What you will do: Give back exactly the lines from the beginning of the listing below to the line holding "0.51, 2.36, 16.4];", both ends included; the pictures stay out.

Available data:
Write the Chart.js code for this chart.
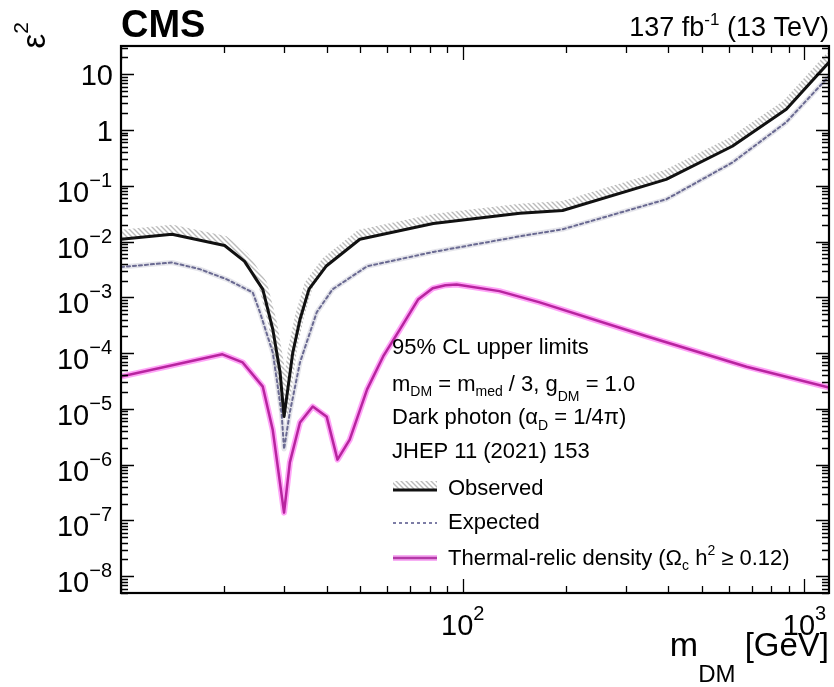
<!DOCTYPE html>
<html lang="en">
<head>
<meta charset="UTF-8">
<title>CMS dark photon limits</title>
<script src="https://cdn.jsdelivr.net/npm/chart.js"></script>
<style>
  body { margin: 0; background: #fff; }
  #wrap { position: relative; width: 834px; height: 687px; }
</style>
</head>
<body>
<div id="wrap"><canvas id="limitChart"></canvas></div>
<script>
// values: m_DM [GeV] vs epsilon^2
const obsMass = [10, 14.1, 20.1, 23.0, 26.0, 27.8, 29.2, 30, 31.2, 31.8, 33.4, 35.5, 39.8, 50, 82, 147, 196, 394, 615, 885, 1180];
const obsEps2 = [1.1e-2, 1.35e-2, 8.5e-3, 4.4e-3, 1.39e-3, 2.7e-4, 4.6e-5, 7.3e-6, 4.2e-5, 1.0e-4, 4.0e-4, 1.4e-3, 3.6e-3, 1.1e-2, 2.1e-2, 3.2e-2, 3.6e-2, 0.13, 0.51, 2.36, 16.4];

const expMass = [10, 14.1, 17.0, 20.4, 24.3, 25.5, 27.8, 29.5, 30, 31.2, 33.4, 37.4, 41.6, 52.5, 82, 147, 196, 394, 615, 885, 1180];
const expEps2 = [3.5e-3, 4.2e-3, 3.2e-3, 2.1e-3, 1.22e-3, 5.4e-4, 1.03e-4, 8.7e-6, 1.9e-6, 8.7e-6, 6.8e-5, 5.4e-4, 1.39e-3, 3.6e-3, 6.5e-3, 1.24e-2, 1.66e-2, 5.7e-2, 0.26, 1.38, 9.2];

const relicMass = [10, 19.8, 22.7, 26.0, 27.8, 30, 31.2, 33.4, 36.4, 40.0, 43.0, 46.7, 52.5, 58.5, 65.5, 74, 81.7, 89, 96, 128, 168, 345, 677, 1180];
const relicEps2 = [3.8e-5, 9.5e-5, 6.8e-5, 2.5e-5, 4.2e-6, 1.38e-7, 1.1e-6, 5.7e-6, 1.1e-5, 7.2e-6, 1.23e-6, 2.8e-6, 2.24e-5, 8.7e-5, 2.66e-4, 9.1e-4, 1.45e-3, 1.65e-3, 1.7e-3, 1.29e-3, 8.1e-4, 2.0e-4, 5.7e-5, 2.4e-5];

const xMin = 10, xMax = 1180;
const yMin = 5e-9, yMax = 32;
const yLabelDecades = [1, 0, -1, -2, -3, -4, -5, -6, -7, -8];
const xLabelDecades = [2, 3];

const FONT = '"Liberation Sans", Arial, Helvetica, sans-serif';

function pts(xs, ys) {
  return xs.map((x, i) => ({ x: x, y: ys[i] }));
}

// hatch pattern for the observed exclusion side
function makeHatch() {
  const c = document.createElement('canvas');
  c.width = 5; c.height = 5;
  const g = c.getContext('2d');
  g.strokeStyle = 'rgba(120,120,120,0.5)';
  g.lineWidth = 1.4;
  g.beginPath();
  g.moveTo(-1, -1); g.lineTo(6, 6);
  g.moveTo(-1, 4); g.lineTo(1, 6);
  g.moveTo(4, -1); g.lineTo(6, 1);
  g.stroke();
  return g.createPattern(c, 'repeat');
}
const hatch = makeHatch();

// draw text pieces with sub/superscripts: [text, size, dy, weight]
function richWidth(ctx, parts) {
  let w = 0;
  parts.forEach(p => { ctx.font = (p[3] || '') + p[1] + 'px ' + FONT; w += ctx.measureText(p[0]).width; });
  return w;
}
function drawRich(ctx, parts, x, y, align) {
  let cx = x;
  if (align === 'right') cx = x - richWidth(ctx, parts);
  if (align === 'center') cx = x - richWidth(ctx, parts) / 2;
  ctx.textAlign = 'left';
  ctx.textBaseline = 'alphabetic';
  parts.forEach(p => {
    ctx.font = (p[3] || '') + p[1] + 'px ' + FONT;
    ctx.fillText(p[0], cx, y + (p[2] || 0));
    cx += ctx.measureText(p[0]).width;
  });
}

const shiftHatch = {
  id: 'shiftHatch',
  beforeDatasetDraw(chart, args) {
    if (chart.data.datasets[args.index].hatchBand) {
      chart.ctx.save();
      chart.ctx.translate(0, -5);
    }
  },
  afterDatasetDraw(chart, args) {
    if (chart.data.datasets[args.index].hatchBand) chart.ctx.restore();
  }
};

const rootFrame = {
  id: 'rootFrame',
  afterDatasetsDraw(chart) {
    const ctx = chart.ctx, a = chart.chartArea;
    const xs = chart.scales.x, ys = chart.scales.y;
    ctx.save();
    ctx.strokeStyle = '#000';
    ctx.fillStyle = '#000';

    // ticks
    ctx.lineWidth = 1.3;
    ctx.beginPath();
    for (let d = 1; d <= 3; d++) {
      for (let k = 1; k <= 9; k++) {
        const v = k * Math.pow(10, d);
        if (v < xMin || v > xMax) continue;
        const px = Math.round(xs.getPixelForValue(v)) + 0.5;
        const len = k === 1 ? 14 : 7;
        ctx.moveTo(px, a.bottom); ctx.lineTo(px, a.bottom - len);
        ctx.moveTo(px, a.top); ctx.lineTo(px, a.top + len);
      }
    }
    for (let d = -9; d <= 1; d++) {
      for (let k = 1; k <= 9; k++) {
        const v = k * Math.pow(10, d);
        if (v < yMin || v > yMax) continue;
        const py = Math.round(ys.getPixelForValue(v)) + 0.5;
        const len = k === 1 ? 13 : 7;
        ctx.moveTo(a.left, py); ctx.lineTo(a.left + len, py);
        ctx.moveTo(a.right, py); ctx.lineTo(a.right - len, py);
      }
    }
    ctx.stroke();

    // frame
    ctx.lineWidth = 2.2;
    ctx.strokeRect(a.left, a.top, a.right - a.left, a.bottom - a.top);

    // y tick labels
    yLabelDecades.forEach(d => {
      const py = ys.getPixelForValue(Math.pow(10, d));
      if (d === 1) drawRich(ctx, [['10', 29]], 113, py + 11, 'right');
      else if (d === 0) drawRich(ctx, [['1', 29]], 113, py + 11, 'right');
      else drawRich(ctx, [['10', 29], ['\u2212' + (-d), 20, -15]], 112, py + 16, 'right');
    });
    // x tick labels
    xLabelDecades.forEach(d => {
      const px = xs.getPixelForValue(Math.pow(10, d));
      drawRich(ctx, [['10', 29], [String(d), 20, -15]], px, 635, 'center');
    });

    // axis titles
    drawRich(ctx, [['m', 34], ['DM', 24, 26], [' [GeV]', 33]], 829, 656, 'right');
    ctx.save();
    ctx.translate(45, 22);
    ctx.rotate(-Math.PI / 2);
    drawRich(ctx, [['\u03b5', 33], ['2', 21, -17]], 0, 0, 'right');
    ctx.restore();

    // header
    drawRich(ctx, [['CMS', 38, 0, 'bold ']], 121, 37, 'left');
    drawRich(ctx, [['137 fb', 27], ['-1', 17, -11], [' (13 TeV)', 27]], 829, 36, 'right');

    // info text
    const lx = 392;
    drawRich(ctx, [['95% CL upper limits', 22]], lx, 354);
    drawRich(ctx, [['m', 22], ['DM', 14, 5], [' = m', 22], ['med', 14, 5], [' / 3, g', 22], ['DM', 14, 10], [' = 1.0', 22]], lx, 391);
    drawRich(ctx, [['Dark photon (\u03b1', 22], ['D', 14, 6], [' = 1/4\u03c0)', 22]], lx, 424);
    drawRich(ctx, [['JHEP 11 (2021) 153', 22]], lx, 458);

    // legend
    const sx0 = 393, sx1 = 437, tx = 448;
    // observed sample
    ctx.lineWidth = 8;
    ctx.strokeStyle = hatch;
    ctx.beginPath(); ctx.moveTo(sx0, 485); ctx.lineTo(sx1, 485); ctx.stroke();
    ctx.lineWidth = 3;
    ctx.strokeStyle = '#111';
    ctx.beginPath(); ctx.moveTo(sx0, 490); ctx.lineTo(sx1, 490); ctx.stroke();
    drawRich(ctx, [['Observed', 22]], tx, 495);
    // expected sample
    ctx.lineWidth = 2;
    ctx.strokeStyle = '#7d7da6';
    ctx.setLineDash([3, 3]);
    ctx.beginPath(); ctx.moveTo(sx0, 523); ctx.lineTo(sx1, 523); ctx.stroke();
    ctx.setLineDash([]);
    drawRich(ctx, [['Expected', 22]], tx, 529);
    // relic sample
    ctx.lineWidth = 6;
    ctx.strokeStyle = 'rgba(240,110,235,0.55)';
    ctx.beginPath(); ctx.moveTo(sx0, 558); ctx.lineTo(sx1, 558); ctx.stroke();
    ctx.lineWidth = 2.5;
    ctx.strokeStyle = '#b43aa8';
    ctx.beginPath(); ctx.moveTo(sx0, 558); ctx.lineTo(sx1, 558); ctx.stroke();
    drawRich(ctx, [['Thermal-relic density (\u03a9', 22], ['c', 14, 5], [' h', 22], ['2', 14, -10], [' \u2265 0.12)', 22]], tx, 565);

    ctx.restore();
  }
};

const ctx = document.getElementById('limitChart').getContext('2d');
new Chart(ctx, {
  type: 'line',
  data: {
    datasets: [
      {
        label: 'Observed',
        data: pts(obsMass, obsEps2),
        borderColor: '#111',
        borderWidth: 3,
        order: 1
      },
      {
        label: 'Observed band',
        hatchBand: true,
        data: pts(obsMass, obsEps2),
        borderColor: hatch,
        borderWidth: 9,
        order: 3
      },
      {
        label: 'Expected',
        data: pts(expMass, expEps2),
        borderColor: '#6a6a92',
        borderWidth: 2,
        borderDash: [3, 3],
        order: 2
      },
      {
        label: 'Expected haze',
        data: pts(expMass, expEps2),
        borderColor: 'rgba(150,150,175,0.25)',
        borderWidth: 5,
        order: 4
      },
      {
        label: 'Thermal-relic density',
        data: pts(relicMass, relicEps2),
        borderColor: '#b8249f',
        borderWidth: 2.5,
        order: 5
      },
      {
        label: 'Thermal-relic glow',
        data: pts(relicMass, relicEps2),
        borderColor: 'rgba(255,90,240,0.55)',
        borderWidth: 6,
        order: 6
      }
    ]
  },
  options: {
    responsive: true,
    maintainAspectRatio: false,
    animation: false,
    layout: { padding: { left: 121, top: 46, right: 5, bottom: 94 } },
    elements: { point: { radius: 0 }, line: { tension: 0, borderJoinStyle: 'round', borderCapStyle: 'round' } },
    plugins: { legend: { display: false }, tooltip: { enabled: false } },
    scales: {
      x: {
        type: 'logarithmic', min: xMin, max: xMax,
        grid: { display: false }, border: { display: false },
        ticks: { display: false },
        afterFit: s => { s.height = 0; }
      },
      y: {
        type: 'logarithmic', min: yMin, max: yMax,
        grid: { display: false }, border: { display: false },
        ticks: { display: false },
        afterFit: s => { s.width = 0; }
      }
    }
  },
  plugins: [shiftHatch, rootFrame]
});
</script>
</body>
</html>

Output of the exercise:
Write the Chart.js code for this chart.
<!DOCTYPE html>
<html lang="en">
<head>
<meta charset="UTF-8">
<title>CMS dark photon limits</title>
<script src="https://cdn.jsdelivr.net/npm/chart.js"></script>
<style>
  body { margin: 0; background: #fff; }
  #wrap { position: relative; width: 834px; height: 687px; }
</style>
</head>
<body>
<div id="wrap"><canvas id="limitChart"></canvas></div>
<script>
// values: m_DM [GeV] vs epsilon^2
const obsMass = [10, 14.1, 20.1, 23.0, 26.0, 27.8, 29.2, 30, 31.2, 31.8, 33.4, 35.5, 39.8, 50, 82, 147, 196, 394, 615, 885, 1180];
const obsEps2 = [1.1e-2, 1.35e-2, 8.5e-3, 4.4e-3, 1.39e-3, 2.7e-4, 4.6e-5, 7.3e-6, 4.2e-5, 1.0e-4, 4.0e-4, 1.4e-3, 3.6e-3, 1.1e-2, 2.1e-2, 3.2e-2, 3.6e-2, 0.13, 0.51, 2.36, 16.4];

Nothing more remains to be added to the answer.